Your objective: Leave out the images and repeat the listing below without a single change.

Available data:
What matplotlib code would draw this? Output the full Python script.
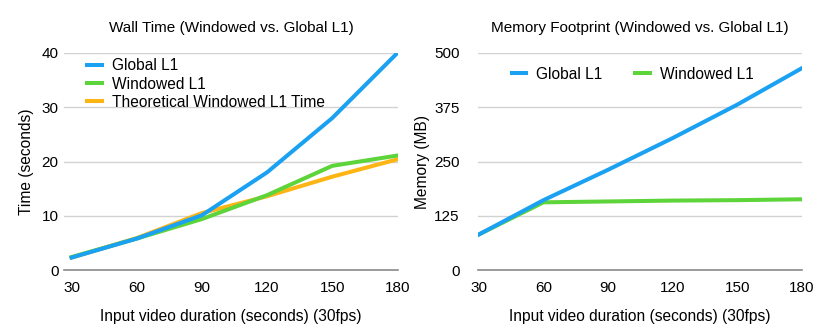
import numpy as np
import matplotlib.pyplot as plt

plt.rcParams['font.family'] = ['Liberation Sans', 'DejaVu Sans']

# datos
duracion = [30, 60, 90, 120, 150, 180]

tiempo_global = [2.3, 5.8, 10.1, 18.0, 28.0, 40.0]
tiempo_ventana = [2.4, 5.8, 9.4, 13.8, 19.2, 21.1]
tiempo_teorico = [2.3, 5.9, 10.5, 13.6, 17.2, 20.4]

mem_global = [82, 161, 231, 304, 381, 465]
mem_ventana = [82, 156, 158, 160, 161, 163]

azul = '#1ba1f2'
verde = '#5ed43b'
naranja = '#fdb515'

fig = plt.figure(figsize=(8.31, 3.33), dpi=100)

def estilo(ax, ticks_y, pad_y):
    for s in ['left', 'right', 'top']:
        ax.spines[s].set_visible(False)
    ax.spines['bottom'].set_color('#8a8a8a')
    ax.spines['bottom'].set_linewidth(1.2)
    ax.set_yticks(ticks_y)
    ax.set_xticks(duracion)
    ax.set_ylim(ticks_y[0], ticks_y[-1])
    ax.grid(axis='y', color='#d2d2d2', linewidth=1)
    ax.set_axisbelow(True)
    ax.tick_params(axis='y', length=0, pad=pad_y, labelsize=11)
    ax.tick_params(axis='x', length=0, pad=8, labelsize=11)
    ax.set_xlabel('Input video duration (seconds) (30fps)', fontsize=11.2, labelpad=10)

ax1 = fig.add_axes([0.077, 0.189, 0.402, 0.652])
ax1.plot(duracion, tiempo_teorico, color=naranja, lw=2.9, label='Theoretical Windowed L1 Time', zorder=3)
ax1.plot(duracion, tiempo_ventana, color=verde, lw=2.9, label='Windowed L1', zorder=4)
ax1.plot(duracion, tiempo_global, color=azul, lw=2.9, label='Global L1', zorder=5)
ax1.set_xlim(26.5, 180.3)
estilo(ax1, [0, 10, 20, 30, 40], 4)
ax1.set_ylabel('Time (seconds)', fontsize=11.2, labelpad=5)
ax1.set_title('Wall Time (Windowed vs. Global L1)', fontsize=11, pad=15)
h, l = ax1.get_legend_handles_labels()
ax1.legend(h[::-1], l[::-1], loc='upper left', bbox_to_anchor=(0.05, 1.005), frameon=False,
           fontsize=11.2, handlelength=1.0, handletextpad=0.6, labelspacing=0.22, borderaxespad=0)

ax2 = fig.add_axes([0.575, 0.189, 0.390, 0.652])
ax2.plot(duracion, mem_ventana, color=verde, lw=2.9, label='Windowed L1', zorder=4)
ax2.plot(duracion, mem_global, color=azul, lw=2.9, label='Global L1', zorder=5)
ax2.set_xlim(29.5, 180)
estilo(ax2, [0, 125, 250, 375, 500], 13)
ax2.set_ylabel('Memory (MB)', fontsize=11.2, labelpad=3)
ax2.set_title('Memory Footprint (Windowed vs. Global L1)', fontsize=11, pad=15)
h, l = ax2.get_legend_handles_labels()
ax2.legend(h[::-1], l[::-1], loc='upper left', bbox_to_anchor=(0.085, 0.965), frameon=False, ncol=2,
           fontsize=11.2, handlelength=0.95, handletextpad=0.65, columnspacing=2.1, borderaxespad=0)

fig.savefig('out.png', dpi=100)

Complete output:
What matplotlib code would draw this? Output the full Python script.
import numpy as np
import matplotlib.pyplot as plt

plt.rcParams['font.family'] = ['Liberation Sans', 'DejaVu Sans']

# datos
duracion = [30, 60, 90, 120, 150, 180]

tiempo_global = [2.3, 5.8, 10.1, 18.0, 28.0, 40.0]
tiempo_ventana = [2.4, 5.8, 9.4, 13.8, 19.2, 21.1]
tiempo_teorico = [2.3, 5.9, 10.5, 13.6, 17.2, 20.4]

mem_global = [82, 161, 231, 304, 381, 465]
mem_ventana = [82, 156, 158, 160, 161, 163]

azul = '#1ba1f2'
verde = '#5ed43b'
naranja = '#fdb515'

fig = plt.figure(figsize=(8.31, 3.33), dpi=100)

def estilo(ax, ticks_y, pad_y):
    for s in ['left', 'right', 'top']:
        ax.spines[s].set_visible(False)
    ax.spines['bottom'].set_color('#8a8a8a')
    ax.spines['bottom'].set_linewidth(1.2)
    ax.set_yticks(ticks_y)
    ax.set_xticks(duracion)
    ax.set_ylim(ticks_y[0], ticks_y[-1])
    ax.grid(axis='y', color='#d2d2d2', linewidth=1)
    ax.set_axisbelow(True)
    ax.tick_params(axis='y', length=0, pad=pad_y, labelsize=11)
    ax.tick_params(axis='x', length=0, pad=8, labelsize=11)
    ax.set_xlabel('Input video duration (seconds) (30fps)', fontsize=11.2, labelpad=10)

ax1 = fig.add_axes([0.077, 0.189, 0.402, 0.652])
ax1.plot(duracion, tiempo_teorico, color=naranja, lw=2.9, label='Theoretical Windowed L1 Time', zorder=3)
ax1.plot(duracion, tiempo_ventana, color=verde, lw=2.9, label='Windowed L1', zorder=4)
ax1.plot(duracion, tiempo_global, color=azul, lw=2.9, label='Global L1', zorder=5)
ax1.set_xlim(26.5, 180.3)
estilo(ax1, [0, 10, 20, 30, 40], 4)
ax1.set_ylabel('Time (seconds)', fontsize=11.2, labelpad=5)
ax1.set_title('Wall Time (Windowed vs. Global L1)', fontsize=11, pad=15)
h, l = ax1.get_legend_handles_labels()
ax1.legend(h[::-1], l[::-1], loc='upper left', bbox_to_anchor=(0.05, 1.005), frameon=False,
           fontsize=11.2, handlelength=1.0, handletextpad=0.6, labelspacing=0.22, borderaxespad=0)

ax2 = fig.add_axes([0.575, 0.189, 0.390, 0.652])
ax2.plot(duracion, mem_ventana, color=verde, lw=2.9, label='Windowed L1', zorder=4)
ax2.plot(duracion, mem_global, color=azul, lw=2.9, label='Global L1', zorder=5)
ax2.set_xlim(29.5, 180)
estilo(ax2, [0, 125, 250, 375, 500], 13)
ax2.set_ylabel('Memory (MB)', fontsize=11.2, labelpad=3)
ax2.set_title('Memory Footprint (Windowed vs. Global L1)', fontsize=11, pad=15)
h, l = ax2.get_legend_handles_labels()
ax2.legend(h[::-1], l[::-1], loc='upper left', bbox_to_anchor=(0.085, 0.965), frameon=False, ncol=2,
           fontsize=11.2, handlelength=0.95, handletextpad=0.65, columnspacing=2.1, borderaxespad=0)

fig.savefig('out.png', dpi=100)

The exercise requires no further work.